Moving Past Channel Level Thinking

One of the biggest changes shaping current marketing practice is the decline of clean channel attribution. Privacy controls, consent requirements, and platform level restrictions mean marketers no longer see the full customer journey in a single system. Teams that still optimize in isolation at channel level often improve local metrics without improving overall results.

Data led teams now look at blended performance. They assess how channels work together across time rather than asking which one deserves credit for a single conversion. This approach supports better budget decisions because it reflects how people actually behave across devices, sessions, and platforms.

As a result, success is judged through directional trends such as sustained demand, conversion quality, and efficiency over time rather than short term spikes.

First Party Data as an Operating Asset

Another clear shift affecting outcomes is how first party data is being used. By 2026, most organizations accept that third party data is no longer reliable or scalable. The challenge has moved from collection to activation.

Data led decisions now depend on how well businesses connect their own sources such as CRM, analytics, and transaction data. When these systems are aligned, marketing teams gain a clearer view of who converts, who returns, and where friction appears in the buying process.

This level of insight allows teams to prioritize work that improves real customer value rather than optimizing for surface engagement that does not translate into revenue.

Data Informing Creative and Experience Choices

There is also a growing understanding that data should inform creative and experience decisions, not replace judgment. Performance differences often come down to messaging relevance, timing, and clarity rather than channel mechanics.

Teams that review behavior data alongside qualitative insight are better positioned to refine how they communicate. This includes understanding where users hesitate, what content supports decision making, and which touchpoints create confidence rather than confusion.

When data and creative thinking are aligned, marketing becomes more consistent and less reactive.

Planning With Uncertainty Rather Than Against It

Strategic planning has also changed. Instead of building rigid forecasts based on fragile assumptions, data led organizations plan around ranges and scenarios. This reflects the reality of fluctuating demand, platform volatility, and external pressure on spend.

Using historical patterns, efficiency thresholds, and break even analysis helps teams make informed decisions even when conditions change. This reduces the tendency to overcorrect based on short term performance shifts that do not hold over time.

Importantly, this approach builds trust with leadership because it acknowledges uncertainty while still providing clear direction.

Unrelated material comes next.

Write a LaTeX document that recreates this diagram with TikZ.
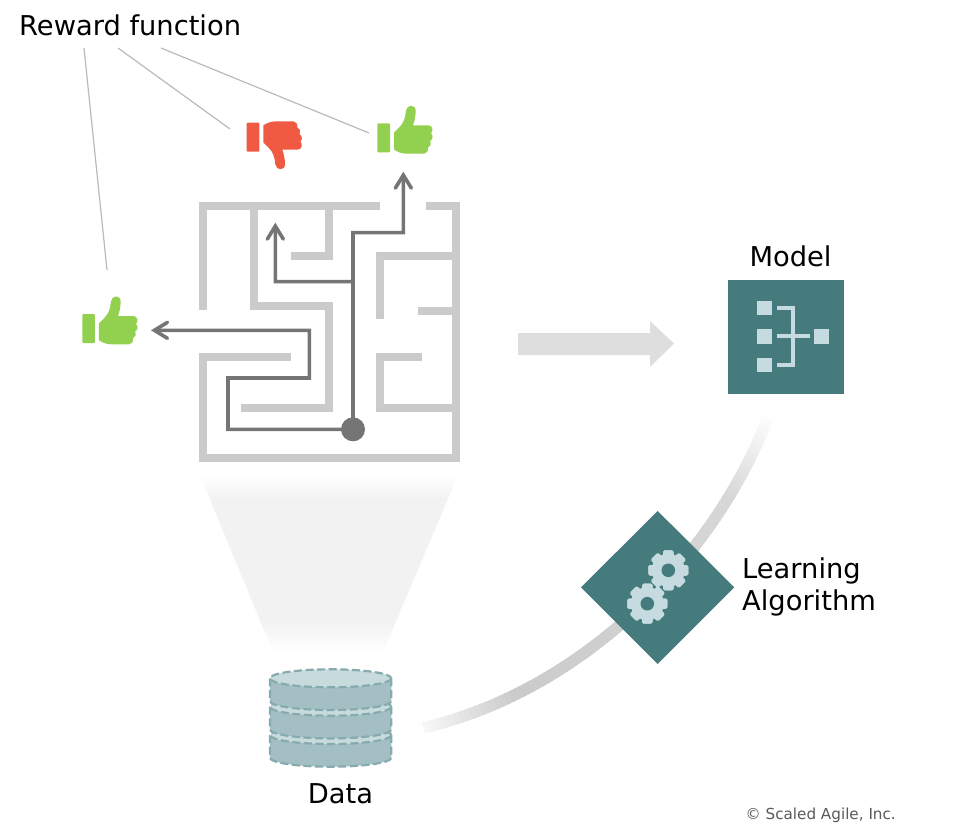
\documentclass[tikz,border=0pt]{standalone}
\usepackage{fontspec}
\setmainfont{DejaVu Sans}
\usetikzlibrary{arrows.meta}
\definecolor{teal}{HTML}{457B7D}
\definecolor{pale}{HTML}{C5DBE0}
\definecolor{wall}{HTML}{CBCBCB}
\definecolor{route}{HTML}{757575}
\definecolor{thumbgood}{HTML}{92D050}
\definecolor{thumbbad}{HTML}{F15A42}
\definecolor{dbtop}{HTML}{C8DBDC}
\definecolor{dbside}{HTML}{A3BFC3}
\definecolor{dbedge}{HTML}{86ABAF}
\definecolor{funnelgrey}{HTML}{F2F2F2}
\pgfdeclareverticalshading{funnelfade}{100bp}{
  color(0bp)=(white); color(25bp)=(white); color(33.5bp)=(funnelgrey);
  color(68bp)=(funnelgrey); color(75bp)=(white); color(100bp)=(white)}
\tikzset{
  wallline/.style={draw=wall,line width=8pt,line join=miter,line cap=butt},
  routeline/.style={draw=route,line width=3.6pt,line join=miter},
  routearrow/.style={routeline,-{Straight Barb[length=13pt,width=16pt,line cap=round]}},
  leader/.style={draw=black!27,line width=1.2pt},
  label/.style={font=\fontsize{27.3}{32}\selectfont,text=black,inner sep=0pt},
  tooth/.style={fill=pale,rounded corners=1.5pt},
  dbshell/.style={draw=dbedge,line width=2.2pt,dash pattern=on 8pt off 3.6pt},
}
% hand outline, drawn as a thumb pointing up
\newcommand{\handshape}[1]{%
  \fill[#1,rounded corners=1pt] (442,70) rectangle (480,157);
  \fill[#1] (492,98) -- (508,82) .. controls (522,68) and (526,52) .. (528,32)
    .. controls (530,13) and (557,12) .. (557,32)
    .. controls (557,50) and (553,64) .. (549,76) -- (595,76)
    .. controls (609,76) and (610,94) .. (603,100)
    .. controls (610,106) and (609,118) .. (601,122)
    .. controls (605,130) and (602,140) .. (594,143)
    .. controls (595,153) and (590,161) .. (582,161) -- (530,161)
    .. controls (515,161) and (503,156) .. (492,149) -- cycle;
}
\newcommand{\dblayer}[1]{% vertical position of the rim
  \fill[dbside] (269.9,#1) -- (269.9,#1+22.7) arc[start angle=180,end angle=360,x radius=60.7,y radius=-9]
    -- (391.3,#1) -- cycle;
  \draw[dbshell] (269.9,#1) -- (269.9,#1+22.7) arc[start angle=180,end angle=360,x radius=60.7,y radius=-9] -- (391.3,#1);
  \filldraw[dbshell,fill=dbtop] (330.6,#1) ellipse[x radius=60.7,y radius=9];
}
\newcommand{\cogwheel}[2]{% centre x, centre y
  \foreach \a in {0,45,...,315}
    \fill[tooth,rotate around={\a:(#1,#2)}] (#1-5.2,#2-20) rectangle (#1+5.2,#2+20);
  \fill[pale] (#1,#2) circle[radius=16.6];
  \fill[teal] (#1,#2) circle[radius=6.8];
}
\begin{document}
\begin{tikzpicture}[x=1pt,y=-1pt]
\useasboundingbox (0,0) rectangle (980,833);

% light cone from the data store up to the maze
\shade[shading=funnelfade] (200,475) -- (458,475) -- (383,652) -- (273,652) -- cycle;

% maze walls and the routes through it
\begin{scope}[shift={(190,190)},scale=0.33333]
  \draw[wallline] (570,47) -- (38,47) -- (38,360);
  \draw[wallline] (708,47) -- (797,47) -- (797,805) -- (38,805) -- (38,502) -- (304,502);
  \draw[wallline] (191,47) -- (191,349) -- (418,349) -- (418,653) -- (153,653);
  \draw[wallline] (418,47) -- (418,198) -- (304,198);
  \draw[wallline] (570,386) -- (570,198) -- (797,198);
  \draw[wallline] (684,362) -- (797,362);
  \draw[wallline] (696,502) -- (570,502) -- (570,653) -- (797,653);
  \coordinate (start) at (489,718);
  \coordinate (fork) at (489,275);
  \coordinate (goalup) at (640,-55);
  \coordinate (goalmid) at (256,98);
  \coordinate (goalleft) at (-117,421);
  \draw[routearrow] (start) -- (fork) -- (489,128) -- (640,128) -- (goalup);
  \draw[routearrow] (fork) -- (256,275) -- (goalmid);
  \draw[routearrow] (start) -- (114,718) -- (114,564) -- (358,564) -- (358,421) -- (goalleft);
  \node[circle,fill=route,minimum size=24pt,inner sep=0pt] (startdot) at (start) {};
\end{scope}

% rewards
\begin{scope}[shift={(230,100)},scale=0.33333]
  \handshape{thumbgood}
\end{scope}
\begin{scope}[shift={(-65,290.67)},scale=0.33333]
  \handshape{thumbgood}
\end{scope}
\begin{scope}[shift={(99.33,175)},xscale=0.33333,yscale=-0.33333]
  \handshape{thumbbad}
\end{scope}

\node[label,anchor=base west] (reward) at (19,35.5) {Reward function};
\coordinate (rewardA) at (84,48);
\coordinate (rewardB) at (118,48);
\coordinate (rewardC) at (161,48);
\coordinate (handA) at (107,270);
\coordinate (handB) at (230,129);
\coordinate (handC) at (369,133);
\draw[leader] (rewardA) -- (handA);
\draw[leader] (rewardB) -- (handB);
\draw[leader] (rewardC) -- (handC);

% block arrow from maze to model
\fill[black!13] (518,333) -- (650,333) -- (650,321) -- (674,343.5) -- (650,367) -- (650,355) -- (518,355) -- cycle;

% model tile
\node[label,anchor=base] (modeltitle) at (790.5,266) {Model};
\fill[teal] (728.3,280) rectangle (844,394);
\begin{scope}[shift={(720,270)},scale=0.33333]
  \fill[pale] (112,92) rectangle (156,136);
  \fill[pale] (112,177) rectangle (156,221);
  \fill[pale] (112,263) rectangle (156,307);
  \fill[pale] (283,177) rectangle (327,221);
  \draw[pale,line width=4pt] (170,114) -- (220,114) -- (220,285) -- (170,285);
  \draw[pale,line width=4pt] (170,199) -- (270,199);
\end{scope}

% curved band from data to model, faded at both ends and lighter toward the model
\foreach \i in {0,...,89}{
  \pgfmathsetmacro{\ta}{\i/90}
  \pgfmathsetmacro{\tb}{(\i+1.4)/90}
  \pgfmathsetmacro{\xa}{(1-\ta)^3*423+3*(1-\ta)^2*\ta*585+3*(1-\ta)*\ta^2*715+\ta^3*767}
  \pgfmathsetmacro{\ya}{(1-\ta)^3*728+3*(1-\ta)^2*\ta*690+3*(1-\ta)*\ta^2*555+\ta^3*420}
  \pgfmathsetmacro{\xb}{(1-\tb)^3*423+3*(1-\tb)^2*\tb*585+3*(1-\tb)*\tb^2*715+\tb^3*767}
  \pgfmathsetmacro{\yb}{(1-\tb)^3*728+3*(1-\tb)^2*\tb*690+3*(1-\tb)*\tb^2*555+\tb^3*420}
  \pgfmathsetmacro{\mixval}{(22-8*\ta)*min(min(1,(0.03+\ta)/0.22),min(1,(1.01-\ta)/0.2))}
  \draw[black!\mixval!white,line width=11.5pt] (\xa,\ya) -- (\xb,\yb);
}

% learning algorithm tile
\fill[teal] (657.7,511) -- (734.3,587.3) -- (657.7,664) -- (581,587.3) -- cycle;
\cogwheel{668.3}{570.3}
\cogwheel{647.3}{603.7}
\node[label,anchor=base west,align=left] (learnA) at (742,578) {Learning};
\node[label,anchor=base west,align=left] (learnB) at (742,610) {Algorithm};

% data store
\dblayer{735}
\dblayer{706.7}
\dblayer{678.3}
\node[label,anchor=base] (datatitle) at (340.5,803) {Data};

\node[font=\fontsize{15.2}{18}\selectfont,text=black!65,anchor=base east,inner sep=0pt] (credit) at (896,819) {© Scaled Agile, Inc.};
\end{tikzpicture}
\end{document}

Accountability Without Illusion

Perhaps the most important role of data in 2026 is accountability without false confidence. Strong teams are open about what can and cannot be measured while still taking responsibility for outcomes.

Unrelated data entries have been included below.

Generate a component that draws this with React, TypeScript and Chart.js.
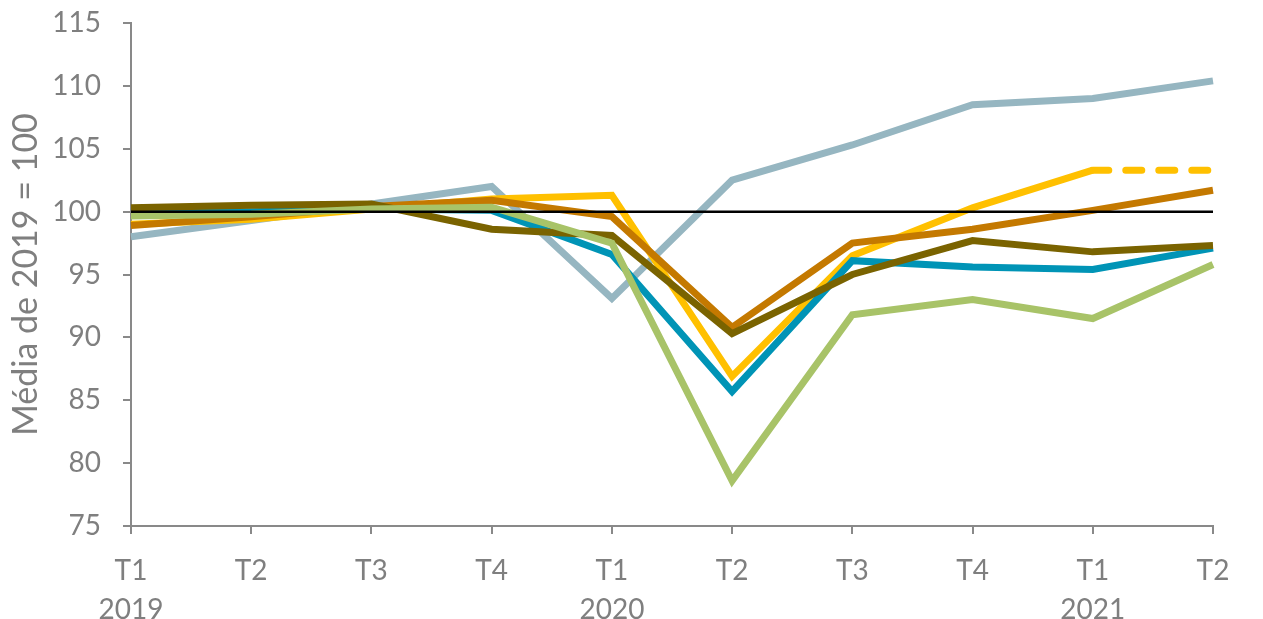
import { useEffect, useRef } from 'react';
import { Chart, registerables } from 'chart.js';

Chart.register(...registerables);

const quarters = ['T1', 'T2', 'T3', 'T4', 'T1', 'T2', 'T3', 'T4', 'T1', 'T2'];
const years = ['2019', '', '', '', '2020', '', '', '', '2021', ''];

const seriesBlueGrey = [98.0, 99.3, 100.6, 102.0, 93.1, 102.5, 105.3, 108.5, 109.0, 110.4];
const seriesYellow = [99.0, 99.4, 100.2, 101.0, 101.3, 86.9, 96.5, 100.3, 103.3, 103.3];
const seriesOrange = [98.9, 99.6, 100.4, 100.9, 99.6, 90.8, 97.5, 98.6, 100.1, 101.7];
const seriesOlive = [100.3, 100.5, 100.6, 98.6, 98.1, 90.3, 95.0, 97.7, 96.8, 97.3];
const seriesTeal = [99.9, 100.0, 100.2, 100.1, 96.6, 85.7, 96.1, 95.6, 95.4, 97.1];
const seriesGreen = [99.65, 99.8, 100.2, 100.35, 97.5, 78.6, 91.8, 93.0, 91.5, 95.8];
const reference = [100, 100, 100, 100, 100, 100, 100, 100, 100, 100];

const yMin = 75;
const yMax = 115;
const yStep = 5;
const yTitle = 'Média de 2019 = 100';

const textGrey = '#7F7F7F';
const axisGrey = '#898989';

export default function App() {
  const canvasRef = useRef<HTMLCanvasElement | null>(null);

  useEffect(() => {
    document.body.style.margin = '0';
    const canvas = canvasRef.current;
    if (!canvas) return;
    const lineDs = (data: number[], color: string, extra: any = {}) => ({
      data,
      borderColor: color,
      backgroundColor: color,
      borderWidth: 7,
      pointRadius: 0,
      pointHoverRadius: 0,
      fill: false,
      tension: 0,
      borderJoinStyle: 'miter',
      borderCapStyle: 'butt',
      ...extra,
    });
    const chart = new Chart(canvas, {
      type: 'line',
      data: {
        labels: quarters.map((q, i) => [q, years[i]]),
        datasets: [
          lineDs(reference, '#000000', { borderWidth: 2.5 }),
          lineDs(seriesGreen, '#A8C368'),
          lineDs(seriesOlive, '#7A6300'),
          lineDs(seriesTeal, '#0094B6'),
          lineDs(seriesOrange, '#C47900'),
          lineDs(seriesYellow, '#FFC000', {
            segment: {
              borderDash: (ctx: any) => (ctx.p0DataIndex === 8 ? [16, 17] : undefined),
              borderCapStyle: (ctx: any) => (ctx.p0DataIndex === 8 ? 'round' : undefined),
            },
          }),
          lineDs(seriesBlueGrey, '#96B6C1'),
        ] as any,
      },
      options: {
        animation: false,
        responsive: true,
        maintainAspectRatio: false,
        layout: { padding: { top: 23, right: 50, left: 0, bottom: 0 } },
        plugins: {
          legend: { display: false },
          tooltip: { enabled: false },
        },
        events: [],
        scales: {
          x: {
            type: 'category',
            offset: false,
            grid: {
              drawOnChartArea: false,
              drawTicks: true,
              tickLength: 8,
              color: axisGrey,
              lineWidth: 2,
            },
            border: { display: true, color: axisGrey, width: 2 },
            ticks: {
              color: textGrey,
              font: { family: 'Lato', size: 28, lineHeight: 1.4 },
              padding: 17,
              maxRotation: 0,
              autoSkip: false,
            },
            afterFit: (scale: any) => {
              scale.height = 93;
              scale.paddingLeft = 0;
              scale.paddingRight = 0;
            },
          },
          y: {
            min: yMin,
            max: yMax,
            grid: {
              drawOnChartArea: false,
              drawTicks: true,
              tickLength: 8,
              color: axisGrey,
              lineWidth: 2,
            },
            border: { display: true, color: axisGrey, width: 2 },
            ticks: {
              stepSize: yStep,
              color: textGrey,
              font: { family: 'Lato', size: 28 },
              padding: 22,
            },
            title: {
              display: true,
              text: yTitle,
              color: textGrey,
              font: { family: 'Lato', size: 34 },
              padding: { top: 6, bottom: 0 },
            },
            afterFit: (scale: any) => {
              scale.width = 131;
              scale.paddingTop = 0;
              scale.paddingBottom = 0;
            },
          },
        },
      } as any,
    });
    return () => chart.destroy();
  }, []);

  return (
    <div style={{ position: 'absolute', left: 0, top: 0, width: 1263, height: 619 }}>
      <canvas ref={canvasRef} />
    </div>
  );
}
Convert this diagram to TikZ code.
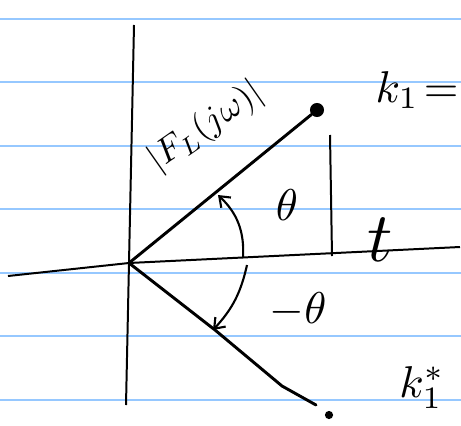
\documentclass[tikz,border=0pt]{standalone}
\usetikzlibrary{arrows.meta}
\definecolor{ruleblue}{RGB}{150,200,255}

\begin{document}
\begin{tikzpicture}[
    x=0.03cm, y=-0.03cm,
    ruling/.style={draw=ruleblue, line width=1.5pt},
    axis/.style={line width=1.7pt},
    ray/.style={line width=2.5pt, line cap=round, line join=round},
    angarrow/.style={line width=1.8pt, -{Straight Barb[length=8pt, width=12pt]}},
    pole/.style={circle, fill=black, inner sep=0pt},
    hand/.style={scale=3.8}
]
\useasboundingbox (0,0) rectangle (461,425);

% Ruled paper
\foreach \yy in {19,82,146,209,273,336,400}
    \draw[ruling] (0,\yy) -- (461,\yy);

% Axes
\coordinate (o) at (129,263);
\coordinate (xl) at (8,276);
\coordinate (xr) at (460,247);
\coordinate (yt) at (134,25);
\coordinate (yb) at (126,405);
\draw[axis] (xl) -- (o) -- (xr);
\draw[axis] (yt) -- (yb);

% Poles
\node[pole, minimum size=12pt] (k1) at (317,110) {};
\node[pole, minimum size=7pt] (k1s) at (329,415) {};
\coordinate (m1) at (215,330);
\coordinate (m2) at (282,386);
\coordinate (m3) at (316,405);

% Rays from origin
\draw[ray] (o) -- (k1);
\draw[ray] (o) -- (m1) -- (m2) -- (m3);

% Projection of k1 on the real axis
\coordinate (pt) at (330,135);
\coordinate (pb) at (332,256);
\draw[axis] (pt) -- (pb);

% Angle arrows
\coordinate (a1) at (243,258);
\coordinate (a2) at (218,195);
\coordinate (b1) at (247,265);
\coordinate (b2) at (213,330);
\draw[angarrow] (a1) to[bend right=25] (a2);
\draw[angarrow] (b1) to[bend left=15] (b2);

% Labels
\node[scale=3, rotate=35] (mag) at (206,127) {$|F_L(j\omega)|$};
\node[hand, anchor=west] (k1lbl) at (360,90) {$k_1 \!=$};
\node[hand] (k1slbl) at (422,388) {$k_1^{*}$};
\node[hand] (th) at (287,205) {$\theta$};
\node[hand] (mth) at (298,310) {$-\theta$};
\node[scale=6] (tt) at (380,240) {$t$};

\end{tikzpicture}
\end{document}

They use data to guide priorities, test assumptions, and improve performance continuously rather than to defend static plans. This mindset supports better collaboration between marketing, sales, and finance because decisions are grounded in shared evidence rather than opinion.

When data is treated as a decision partner rather than a scoreboard, marketing outcomes improve in ways that are sustainable, measurable, and aligned with how businesses actually grow today.